During the 2013-14 marketing year, which ended on June 30, Russia exported 26 million tonnes of grain, including 18.3 million tonnes of wheat, 4.1 million tonnes of corn and 2.7 million tonnes of barley, IKAR added.
This year the Crimea region, annexed by Russia from Ukraine in early 2014, could add to its exportable surplus. The region is ready to export between 400,000 and 500,000 tonnes of grain this year, or about a half of its expected harvest, the regional agriculture minister, Nikolai Polyushkin, was quoted as saying by local media last week.

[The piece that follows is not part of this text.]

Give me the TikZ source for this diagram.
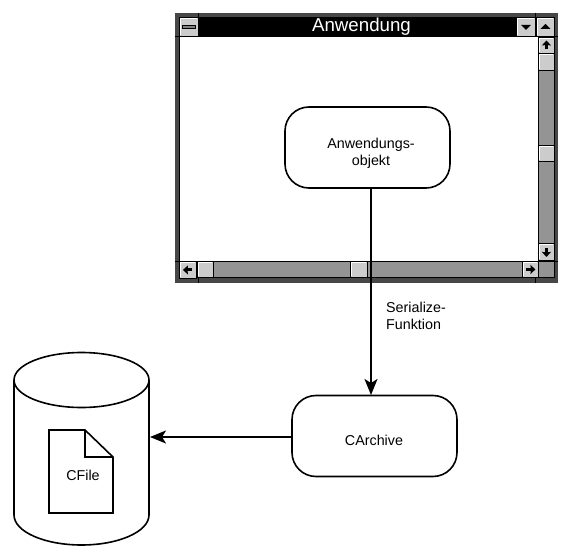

The Krasnodar region, Russia’s major region for wheat exports via the Black Sea which is also known as Kuban, plans to harvest nine million tonnes of grain this year, excluding corn and rice, according to local TV quoted by Russia’s agriculture ministry on its website last week.
That compares with a figure of eight million tonnes from the region last year by the end of the harvest in mid-July.
SovEcon also said Russian sunflower seed prices declined by 550 roubles to 13,350 roubles ($390 US) a tonne at the end of last week, while export prices for sunflower oil were flat at $860-$870 a tonne on an FOB basis in the Black Sea.
IKAR pegged sunflower seed prices at 13,475 roubles per tonne.